OKS
- Full name: Odense Kammeraternes Sportsklub (Odense Comrades Sports Club)
- Short name: OKS
- Founded: 30 January 1930; 95 years ago
- Ground: OKSon Park
- Chairman: Klavs Bo Nygaard Larsen
- Head coach: Mads Lynge Hansen
- League: Denmark Series
- 2024–25: Denmark Series Group 3, 4th of 10 Promotion group West, 10th of 10
- Website: http://www.oks.dk/
| Home colours |

= Odense Kammeraternes Sportsklub =

Association football club in Denmark

Odense Kammeraternes Sportsklub, commonly known as OKS, is a Danish association football club. Founded 1930 in Odense, Funen, the club's home ground is OKSon Park. The first team competes in the fifth-tier Denmark Series and is part of the local DBU Funen governing body.

==History==
On 30 January 1930, Gasværkets Sportsklub, Elværkets Sportsklub and Telefonvæsenets Sportsklub merged and formed Odense Kommunale Sportsklub (Odense Communal Sports Club), shortened to OKS. The club became a part of Dansk Arbejder Idrætsforbund (Danish Worker's Sports Association), which nowadays is part of the National Olympic Committee and Sports Confederation of Denmark (DIF). In 1945, the full name of the club was changed to Odense Kammeraternes Sportsklub, which meant that the shortened name of OKS was preserved. Today, OKS is home to a large number of senior men's and women's teams as well as a youth academy, and the club has over 600 paying members.

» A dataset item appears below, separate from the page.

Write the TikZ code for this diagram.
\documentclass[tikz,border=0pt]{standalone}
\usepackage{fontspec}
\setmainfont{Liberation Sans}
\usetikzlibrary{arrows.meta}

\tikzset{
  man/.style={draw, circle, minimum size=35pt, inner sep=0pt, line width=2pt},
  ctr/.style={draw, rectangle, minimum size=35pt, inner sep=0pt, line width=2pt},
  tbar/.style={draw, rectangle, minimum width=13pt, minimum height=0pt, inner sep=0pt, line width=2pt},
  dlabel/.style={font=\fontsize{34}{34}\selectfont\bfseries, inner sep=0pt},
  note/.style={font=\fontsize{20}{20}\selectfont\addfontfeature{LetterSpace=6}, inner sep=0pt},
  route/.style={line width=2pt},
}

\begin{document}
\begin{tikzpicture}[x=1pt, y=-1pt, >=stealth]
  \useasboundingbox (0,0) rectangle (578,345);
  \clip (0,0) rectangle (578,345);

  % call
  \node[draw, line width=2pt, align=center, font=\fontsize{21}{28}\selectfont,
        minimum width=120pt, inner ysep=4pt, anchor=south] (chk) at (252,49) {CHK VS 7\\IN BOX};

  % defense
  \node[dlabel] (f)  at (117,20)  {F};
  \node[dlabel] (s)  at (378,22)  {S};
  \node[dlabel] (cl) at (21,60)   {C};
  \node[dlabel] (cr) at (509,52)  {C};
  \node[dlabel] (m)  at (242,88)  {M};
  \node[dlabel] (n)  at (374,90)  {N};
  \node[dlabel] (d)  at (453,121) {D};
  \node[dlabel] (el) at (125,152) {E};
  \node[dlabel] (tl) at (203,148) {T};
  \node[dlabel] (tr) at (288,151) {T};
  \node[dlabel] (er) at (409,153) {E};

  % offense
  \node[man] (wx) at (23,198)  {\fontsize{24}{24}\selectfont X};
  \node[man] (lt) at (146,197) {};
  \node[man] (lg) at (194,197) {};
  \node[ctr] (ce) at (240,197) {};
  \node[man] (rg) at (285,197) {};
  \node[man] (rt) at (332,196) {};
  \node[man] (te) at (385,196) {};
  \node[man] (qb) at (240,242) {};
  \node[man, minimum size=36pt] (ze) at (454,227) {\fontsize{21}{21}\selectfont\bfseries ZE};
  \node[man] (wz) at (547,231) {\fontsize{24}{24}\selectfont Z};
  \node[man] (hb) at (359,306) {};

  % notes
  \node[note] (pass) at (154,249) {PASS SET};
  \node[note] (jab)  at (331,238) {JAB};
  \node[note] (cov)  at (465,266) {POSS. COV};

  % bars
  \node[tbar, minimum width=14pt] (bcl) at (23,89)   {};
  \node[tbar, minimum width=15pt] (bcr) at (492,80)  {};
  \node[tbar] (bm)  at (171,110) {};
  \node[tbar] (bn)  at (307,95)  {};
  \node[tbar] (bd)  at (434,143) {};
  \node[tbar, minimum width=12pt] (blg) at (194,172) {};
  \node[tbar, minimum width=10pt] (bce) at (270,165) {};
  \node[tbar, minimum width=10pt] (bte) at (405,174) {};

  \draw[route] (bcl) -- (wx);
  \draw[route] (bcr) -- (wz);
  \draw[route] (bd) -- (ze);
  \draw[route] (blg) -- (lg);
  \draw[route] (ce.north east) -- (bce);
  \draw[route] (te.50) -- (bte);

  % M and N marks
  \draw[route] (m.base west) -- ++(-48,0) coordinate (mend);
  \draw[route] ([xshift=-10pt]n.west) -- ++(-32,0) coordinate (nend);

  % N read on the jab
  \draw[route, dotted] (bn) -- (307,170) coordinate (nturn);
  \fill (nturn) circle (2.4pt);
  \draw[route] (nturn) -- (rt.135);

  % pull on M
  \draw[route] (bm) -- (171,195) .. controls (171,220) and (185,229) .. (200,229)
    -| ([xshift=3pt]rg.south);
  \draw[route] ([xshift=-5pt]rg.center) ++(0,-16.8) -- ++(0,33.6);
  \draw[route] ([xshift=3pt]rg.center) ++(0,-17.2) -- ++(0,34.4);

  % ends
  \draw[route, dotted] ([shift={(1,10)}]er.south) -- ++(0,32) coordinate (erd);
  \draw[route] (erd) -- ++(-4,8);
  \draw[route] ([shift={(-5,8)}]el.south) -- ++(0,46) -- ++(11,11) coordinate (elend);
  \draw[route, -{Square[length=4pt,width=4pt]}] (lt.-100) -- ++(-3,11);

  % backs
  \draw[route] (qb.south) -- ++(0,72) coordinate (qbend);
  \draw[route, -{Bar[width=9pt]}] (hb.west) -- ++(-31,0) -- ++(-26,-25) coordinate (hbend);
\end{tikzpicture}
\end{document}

===Successes in the 1980s===
The home ground, OKSon Park, was home to high level football in the 1980s, and also experienced its record attendance during this time period. This was achieved in a match against B1909, where 2,800 spectators were present. In 1979, OKS reached promotion to the 3rd Division for the first time in club history and even managed successive promotions; suddenly competing in the second-tier 2nd Division on the threshold of the Danish Football Championship. During this period the club was managed by Roald Poulsen, who most prominently would win the league with Odense Boldklub in 1989. OKS managed to stay at the second level for several years, with players such as former international Vilhelm Munk Nielsen, and with capital injection secured by local sponsor Bendix Capital.

In 1990, OKS relegated to the third highest level. After that, the club was caught up in financial trouble and began a slide down the divisions. This was partly caused by star player Allan Hansen, who had formerly played for Bundesliga club Hamburger SV. A financial guarantee in his contract was not met, which left the club in uncertainty after its main sponsors had also withdrawn their financial support. However, they managed to establish an agreement with their creditors which kept the club afloat financially.

===Recent years===
Since its heyday in the 1980s, OKS has spent most of its existence in the Denmark Series and Funen Series – the fourth and fifth tiers of Danish football. In August 2016, Roald Poulsen returned to OKS in the role of managing assistant. The first team reached promotion to the Denmark Series on 17 June 2019 after a 4–1 win over Marstal/Rise in front of 325 spectators.